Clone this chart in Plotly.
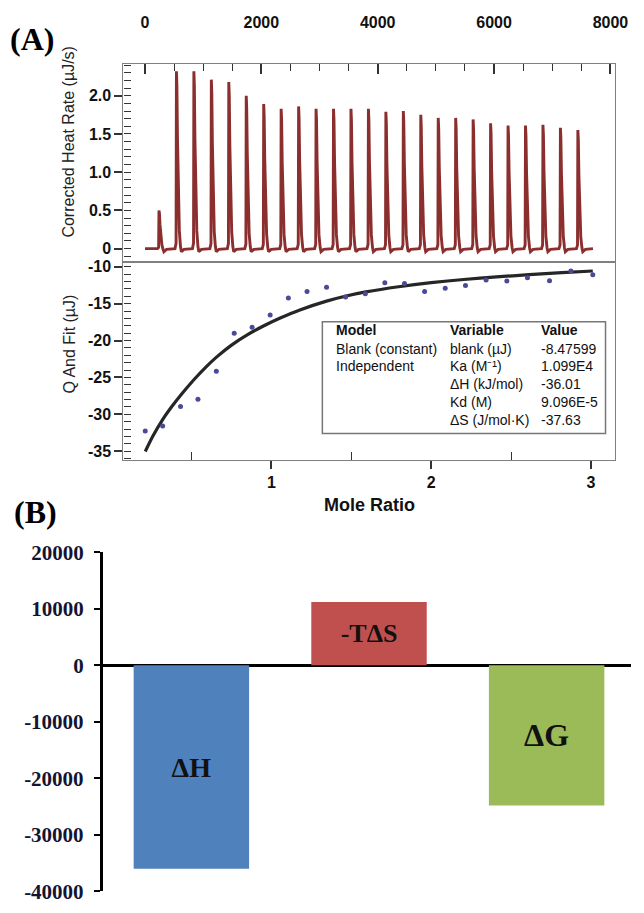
import plotly.graph_objects as go

# ---------------- Panel A (top): raw thermogram ----------------
inj_time = [240, 540, 840, 1140, 1440, 1740, 2040, 2340, 2640, 2940, 3240, 3540, 3840,
            4140, 4440, 4740, 5040, 5340, 5640, 5940, 6240, 6540, 6840, 7140, 7440]
inj_peak = [0.50, 2.32, 2.32, 2.21, 2.18, 2.00, 1.89, 1.83, 1.86, 1.83, 1.83, 1.83, 1.83,
            1.79, 1.80, 1.75, 1.71, 1.71, 1.69, 1.64, 1.61, 1.61, 1.62, 1.58, 1.55]
run_start = 0
run_end = 7700
# shape of one injection spike (time offset in s, fraction of peak, baseline dip)
spike_dt = [-25, -6, 0, 8, 18, 32, 50, 70, 85, 100, 130]
spike_fr = [0.0, 0.03, 1.0, 0.92, 0.62, 0.30, 0.10, 0.02, 0.0, 0.0, 0.0]
spike_dip = [0.0, 0.0, 0.0, 0.0, 0.0, 0.0, 0.0, -0.02, -0.04, -0.03, -0.01]

# ---------------- Panel A (bottom): integrated heats + fit ----------------
mole_ratio = [0.210, 0.319, 0.431, 0.540, 0.655, 0.767, 0.879, 0.992, 1.106, 1.223, 1.345, 1.464,
              1.588, 1.710, 1.833, 1.959, 2.088, 2.215, 2.344, 2.474, 2.603, 2.741, 2.875, 3.012]
q_heat = [-32.27, -31.60, -28.93, -27.96, -24.17, -19.02, -18.19, -16.55, -14.22, -13.34, -12.77, -14.09,
          -13.65, -12.15, -12.28, -13.34, -12.90, -12.55, -11.80, -11.93, -11.49, -11.89, -10.57, -11.06]
fit_x = [0.210, 0.258, 0.315, 0.380, 0.442, 0.513, 0.585, 0.656, 0.748, 0.851, 0.953, 1.055,
         1.178, 1.345, 1.468, 1.591, 1.796, 2.000, 2.204, 2.409, 2.613, 2.818, 3.012]
fit_y = [-35.04, -32.95, -30.85, -28.85, -27.15, -25.35, -23.70, -22.25, -20.65, -19.20, -18.00, -16.95,
         -15.85, -14.65, -13.95, -13.40, -12.70, -12.15, -11.72, -11.37, -11.07, -10.80, -10.57]

# fit results table
tbl_model = ["Model", "Blank (constant)", "Independent", "", "", ""]
tbl_variable = ["Variable", "blank (µJ)", "Ka (M⁻¹)", "ΔH (kJ/mol)", "Kd (M)", "ΔS (J/mol·K)"]
tbl_value = ["Value", "-8.47599", "1.099E4", "-36.01", "9.096E-5", "-37.63"]

# axis ticks
time_ticks = [0, 2000, 4000, 6000, 8000]
rate_ticks = [0, 0.5, 1.0, 1.5, 2.0]
rate_ticktext = ["0", "0.5", "1.0", "1.5", "2.0"]
q_ticks = [-35, -30, -25, -20, -15, -10]
q_ticktext = ["-35", "-30", "-25", "-20", "-15", "-10"]
mr_ticks = [1, 2, 3]
mr_minor = [0.5, 1.5, 2.5]

# ---------------- Panel B: thermodynamic signature ----------------
thermo_terms = ["ΔH", "-TΔS", "ΔG"]
thermo_values = [-36010, 11214, -24796]
thermo_colors = ["#4F81BD", "#C0504D", "#9BBB59"]
thermo_label_size = [28, 26, 32]
b_ticks = [20000, 10000, 0, -10000, -20000, -30000, -40000]
b_ticktext = ["20000", "10000", "0", "-10000", "-20000", "-30000", "-40000"]

# build thermogram trace from the injection list
tx, ty = [run_start], [0.0]
for t0, h in zip(inj_time, inj_peak):
    for dt, fr, dp in zip(spike_dt, spike_fr, spike_dip):
        tx.append(t0 + dt)
        ty.append(h * fr + dp)
tx.append(run_end)
ty.append(0.0)

W, H = 644, 913
def px(x):
    return x / W
def py(y):
    return 1 - y / H

SANS = "Liberation Sans, Arial, sans-serif"
SERIF = "Liberation Serif, Times New Roman, serif"
FRAME = "#808080"
TICKC = "#333333"

fig = go.Figure()
fig.add_trace(go.Scatter(x=tx, y=ty, mode="lines", xaxis="x2", yaxis="y2",
                         line=dict(color="#8B2E2E", width=2.9), hoverinfo="skip"))
fig.add_trace(go.Scatter(x=fit_x, y=fit_y, mode="lines", xaxis="x", yaxis="y",
                         line=dict(color="#262626", width=3.2, shape="spline", smoothing=0.6)))
fig.add_trace(go.Scatter(x=mole_ratio, y=q_heat, mode="markers", xaxis="x", yaxis="y",
                         marker=dict(color="#4a4a96", size=5)))
fig.add_trace(go.Bar(x=[0, 1, 2], y=thermo_values, xaxis="x3", yaxis="y3",
                     marker=dict(color=thermo_colors, line=dict(width=0)), width=0.65,
                     text=thermo_terms, textposition="inside", insidetextanchor="middle",
                     constraintext="none",
                     textfont=dict(family=SERIF, size=thermo_label_size, color="#111111", weight="bold")))

dom_x = [px(126), px(628)]
tickfont_a = dict(family=SANS, size=16, color="#111111", weight="bold")

fig.update_layout(
    width=W, height=H, margin=dict(l=0, r=0, t=0, b=0),
    paper_bgcolor="white", plot_bgcolor="white", showlegend=False,
    xaxis=dict(domain=dom_x, anchor="y", range=[0.0736, 3.153],
               tickmode="array", tickvals=mr_ticks, ticks="outside", ticklen=8, tickwidth=1.5,
               tickcolor=TICKC, tickfont=dict(family=SANS, size=16, color="#111111", weight="bold"),
               minor=dict(tickmode="array", tickvals=mr_minor, ticks="inside", ticklen=8,
                          tickwidth=1.2, tickcolor=TICKC),
               showline=True, mirror=True, linecolor=FRAME, linewidth=1.2,
               showgrid=False, zeroline=False, ticklabeloverflow="allow"),
    yaxis=dict(domain=[py(460), py(257)], anchor="x", range=[-36.19, -9.38],
               tickmode="array", tickvals=q_ticks, ticktext=q_ticktext, ticks="outside", ticklen=8,
               tickwidth=1.5, tickcolor=TICKC, tickfont=tickfont_a,
               minor=dict(dtick=1, ticks="inside", ticklen=7, tickwidth=1.2, tickcolor=TICKC),
               showline=True, mirror=True, linecolor=FRAME, linewidth=1.2,
               showgrid=False, zeroline=False, ticklabeloverflow="allow"),
    xaxis2=dict(domain=dom_x, anchor="y2", side="top", range=[-370.5, 8084],
                tickmode="array", tickvals=time_ticks, ticks="inside", ticklen=10, tickwidth=1.5,
                tickcolor=TICKC, tickfont=tickfont_a, ticklabelstandoff=28,
                minor=dict(dtick=500, tick0=0, ticks="inside", ticklen=7, tickwidth=1.2, tickcolor=TICKC),
                showline=True, mirror=True, linecolor=FRAME, linewidth=1.2,
                showgrid=False, zeroline=False, ticklabeloverflow="allow"),
    yaxis2=dict(domain=[py(257), py(53)], anchor="x2", range=[-0.178, 2.42],
                tickmode="array", tickvals=rate_ticks, ticktext=rate_ticktext, ticks="outside",
                ticklen=8, tickwidth=1.5, tickcolor=TICKC, tickfont=tickfont_a,
                minor=dict(dtick=0.1, tick0=0, ticks="inside", ticklen=7, tickwidth=1.2, tickcolor=TICKC),
                showline=True, mirror=True, linecolor=FRAME, linewidth=1.2,
                showgrid=False, zeroline=False, ticklabeloverflow="allow"),
    xaxis3=dict(domain=[px(104.7), 1.0], anchor="y3", range=[-0.5, 2.475],
                showticklabels=False, ticks="", showline=False, showgrid=False, zeroline=False),
    yaxis3=dict(domain=[py(903), py(555)], anchor="x3", range=[-40000, 20000],
                tickmode="array", tickvals=b_ticks, ticktext=b_ticktext, ticks="outside",
                ticklen=6, tickwidth=2, tickcolor="black",
                tickfont=dict(family=SERIF, size=21, color="#141432", weight="bold"),
                ticklabelstandoff=6, ticklabeloverflow="allow",
                showline=True, linecolor="black", linewidth=2.5,
                showgrid=False, zeroline=True, zerolinecolor="black", zerolinewidth=2.5),
)

ann = []
ann.append(dict(text="(A)", x=px(8), y=py(28), xanchor="left", yanchor="middle",
                font=dict(family=SERIF, size=32, color="black", weight="bold")))
ann.append(dict(text="(B)", x=px(12), y=py(513), xanchor="left", yanchor="middle",
                font=dict(family=SERIF, size=32, color="black", weight="bold")))
ann.append(dict(text="Corrected Heat Rate (µJ/s)", x=px(69.5), y=py(133), textangle=-90,
                xanchor="center", yanchor="middle", font=dict(family=SANS, size=16, color="#222222")))
ann.append(dict(text="Q And Fit (µJ)", x=px(70), y=py(341), textangle=-90,
                xanchor="center", yanchor="middle", font=dict(family=SANS, size=16, color="#222222")))
ann.append(dict(text="Mole Ratio", x=px(377), y=py(506), xanchor="center", yanchor="middle",
                font=dict(family=SANS, size=18, color="#111111", weight="bold")))

col_x = [341, 457, 550]
row_y = [327, 346, 364, 382, 401, 419]
for i in range(len(row_y)):
    for cx, col in zip(col_x, [tbl_model, tbl_variable, tbl_value]):
        if col[i] == "":
            continue
        ann.append(dict(text=col[i], x=px(cx), y=py(row_y[i]), xanchor="left", yanchor="middle",
                        font=dict(family=SANS, size=14, color="#111111",
                                  weight="bold" if i == 0 else "normal")))
for a in ann:
    a.update(xref="paper", yref="paper", showarrow=False)
fig.update_layout(annotations=ann)

fig.update_layout(shapes=[dict(type="rect", xref="paper", yref="paper",
                               x0=px(329), x1=px(618), y0=py(433), y1=py(318),
                               line=dict(color="#777777", width=1.5), fillcolor="white")])

fig.write_html("out.html")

___

**WHAT YOU HAVE TO DO**
Return exactly what appears from the opening line of the material through the line with "-0.04, -0.03, -0.01]", apart from the pictures.

**TASK RESPONSE**
Clone this chart in Plotly.
import plotly.graph_objects as go

# ---------------- Panel A (top): raw thermogram ----------------
inj_time = [240, 540, 840, 1140, 1440, 1740, 2040, 2340, 2640, 2940, 3240, 3540, 3840,
            4140, 4440, 4740, 5040, 5340, 5640, 5940, 6240, 6540, 6840, 7140, 7440]
inj_peak = [0.50, 2.32, 2.32, 2.21, 2.18, 2.00, 1.89, 1.83, 1.86, 1.83, 1.83, 1.83, 1.83,
            1.79, 1.80, 1.75, 1.71, 1.71, 1.69, 1.64, 1.61, 1.61, 1.62, 1.58, 1.55]
run_start = 0
run_end = 7700
# shape of one injection spike (time offset in s, fraction of peak, baseline dip)
spike_dt = [-25, -6, 0, 8, 18, 32, 50, 70, 85, 100, 130]
spike_fr = [0.0, 0.03, 1.0, 0.92, 0.62, 0.30, 0.10, 0.02, 0.0, 0.0, 0.0]
spike_dip = [0.0, 0.0, 0.0, 0.0, 0.0, 0.0, 0.0, -0.02, -0.04, -0.03, -0.01]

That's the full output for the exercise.